Если моему рассказу не хватает связности и логичности, то я могу лишь сказать, что пишу не какой-нибудь шаблонный триллер, а действительный отчет о событиях, как они происходили. С пыхтением подошел местный поезд, и я поднялся в вагон. Когда мое купе поравнялось с закрытым шлагбаумом, над ним я, к своему ужасу, увидел лицо Фроделя. «А мы вас везде искали! – прокричал он. – Приезжайте к нам в отель «Гауфе» в Лейпциге…» Его голос остался позади. Было ли это дружеским предупреждением? А где остальные двое? Не схватят ли меня на одной из промежуточных станций? У меня не было одежды, кроме той, в которой я встал утром, и я находился в географическом центре Германии. Я знал лишь одно. Я должен выбраться из страны как можно быстрее. Я возлагал надежды на то, что все конторы в Берлине должны быть закрыты, и, какие бы инструкции у моего друга из гестапо ни были, немецкая бюрократическая иерархия не даст ему новых до следующего утра.

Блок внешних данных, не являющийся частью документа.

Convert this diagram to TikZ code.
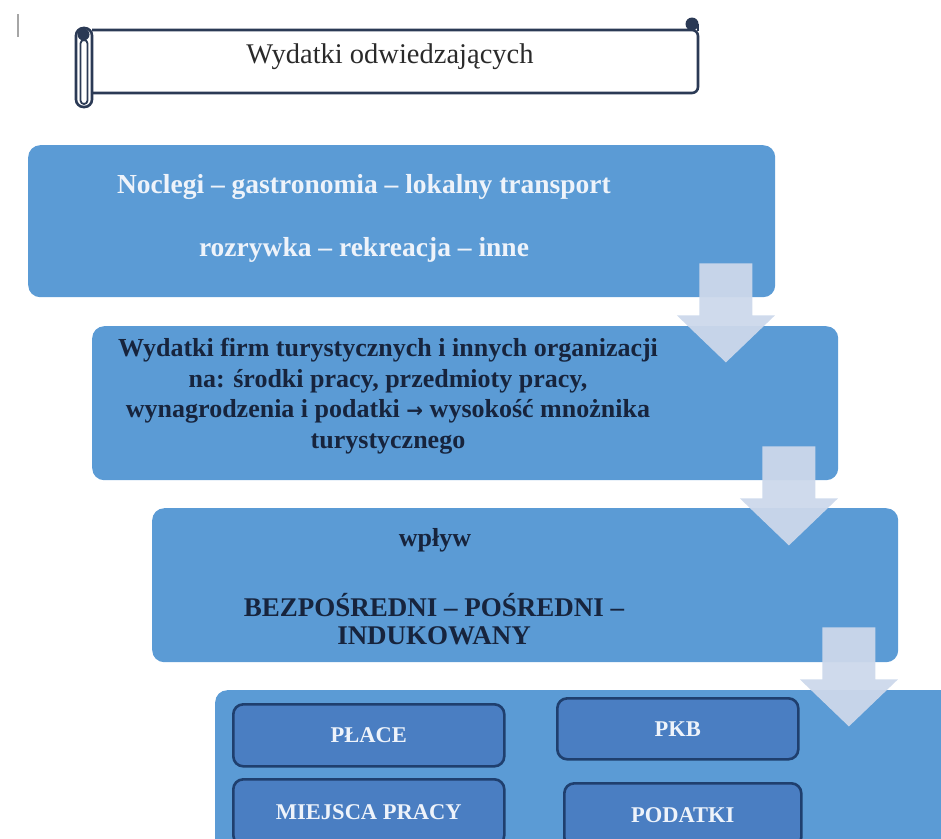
\documentclass[tikz,border=0pt]{standalone}
\usepackage{fontspec}
\setmainfont{Liberation Serif}
\usetikzlibrary{calc}

\definecolor{boxblue}{HTML}{5B9BD5}
\definecolor{arrowfill}{HTML}{CCD8EB}
\definecolor{innerfill}{HTML}{4A7EC2}
\definecolor{innerdraw}{HTML}{1F3F6E}
\definecolor{navytext}{HTML}{17243D}
\definecolor{lighttext}{HTML}{EEF3FA}
\definecolor{scrollink}{HTML}{2B3A55}
\definecolor{titletext}{HTML}{2A2A2A}

\tikzset{
  bluebox/.style={fill=boxblue, rounded corners=12pt, inner sep=0pt, anchor=north west},
  innerbox/.style={fill=innerfill, draw=innerdraw, line width=2.6pt, rounded corners=10pt,
    anchor=north west, inner sep=0pt, text=lighttext,
    font=\bfseries\fontsize{22.5}{26}\selectfont},
  lighttxt/.style={text=lighttext, font=\bfseries\fontsize{27.5}{30}\selectfont, inner sep=0pt},
  darktxt/.style={text=navytext, align=center, inner sep=0pt},
  scroll/.style={draw=scrollink, line width=2.6pt, line join=round},
  downarrow/.pic={
    \fill[arrowfill, opacity=0.95]
      (-26.5,0) -- (26.5,0) -- (26.5,52) -- (49,52) -- (0,99)
      -- (-49,52) -- (-26.5,52) -- cycle;
  }
}

\begin{document}
\begin{tikzpicture}[x=1pt, y=-1pt]
\useasboundingbox (0,0) rectangle (941,838);
\clip (0,0) rectangle (941,838);

% cursor mark at the top left
\draw[gray!70, line width=1.3pt] (18,14) -- (18,37);

% horizontal scroll banner
\draw[scroll, fill=white, rounded corners=6pt] (92,30) -- (698,30) -- (698,93) -- (92,93);
\draw[scroll] (698,31) -- (698,24);
\fill[scrollink] (692,24) circle (6.5);
\draw[scroll, fill=white, rounded corners=7.5pt] (76,28) rectangle (92,107);
\fill[scrollink] (83.5,34.5) circle (6);
\draw[draw=scrollink, line width=1.8pt, rounded corners=3.5pt] (80.5,40) rectangle (87.5,104);
\node[text=titletext, font=\fontsize{28.5}{30}\selectfont, inner sep=0pt] (title) at (390,57)
  {Wydatki odwiedzających};

% main blocks
\node[bluebox, minimum width=747pt, minimum height=152pt] (b1) at (28,145) {};
\node[bluebox, minimum width=746pt, minimum height=154pt] (b2) at (92,326) {};
\node[bluebox, minimum width=746pt, minimum height=154pt] (b3) at (152,508) {};
\node[bluebox, minimum width=760pt, minimum height=170pt] (b4) at (215,690) {};

% texts of the first block
\node[lighttxt] (b1a) at (364,187) {Noclegi – gastronomia – lokalny transport};
\node[lighttxt] (b1b) at (364,250) {rozrywka – rekreacja – inne};

% text of the second block
\node[darktxt, font=\bfseries\fontsize{26}{30.5}\selectfont] (b2t) at (388,396)
  {Wydatki firm turystycznych i innych organizacji\\
   na: środki pracy, przedmioty pracy,\\
   wynagrodzenia i podatki \raisebox{0.5pt}{\fontspec{DejaVu Sans}\fontsize{20}{20}\selectfont →} wysokość mnożnika\\
   turystycznego};

% texts of the third block
\node[darktxt, font=\bfseries\fontsize{26}{30}\selectfont] (b3a) at (435,540) {wpływ};
\node[darktxt, font=\bfseries\fontsize{27}{28}\selectfont] (b3b) at (434,619)
  {BEZPOŚREDNI – POŚREDNI –\\INDUKOWANY};

% effects
\node[innerbox, minimum width=271pt, minimum height=62pt] (place) at (232,703) {PŁACE};
\node[innerbox, minimum width=241pt, minimum height=61pt] (pkb) at (556,697) {PKB};
\node[innerbox, minimum width=271pt, minimum height=66pt] (miejsca) at (232,778) {MIEJSCA PRACY};
\node[innerbox, minimum width=237pt, minimum height=64pt] (podatki) at (563,782) {PODATKI};

% block arrows between the stages
\pic at ($(b1.south east)+(-49.5,-34)$) {downarrow};
\pic at ($(b2.south east)+(-49.5,-34)$) {downarrow};
\pic at ($(b3.south east)+(-49.5,-35)$) {downarrow};
\end{tikzpicture}
\end{document}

Я попытался выспросить у пассажиров-попутчиков, как называется последняя перед Лейпцигом станция, но, пока они разбирались, мы ее проехали и прибыли в сам город. Я задержался позади толпы, устремившейся с перрона, прошел через вагон в другой его конец и вышел через другой выход. Там не было и признаков встречающих, а посему я вскочил в такси и доехал до гостиницы «Астория». Там я узнал, что есть ночной экспресс, отправляющийся на Мюнхен через пару часов. Я рискнул позвонить и вновь застал свою секретаршу. Добрая женщина догадалась остаться в конторе. «У вас все в порядке?» – спросила она взволнованно. «Да, я нахожусь в Лейпциге – и один. Если кто-нибудь спросит, слышали ли вы что-либо обо мне, скажите, что я возвращаюсь в дом моей матери в Уффинге праздновать свой день рождения».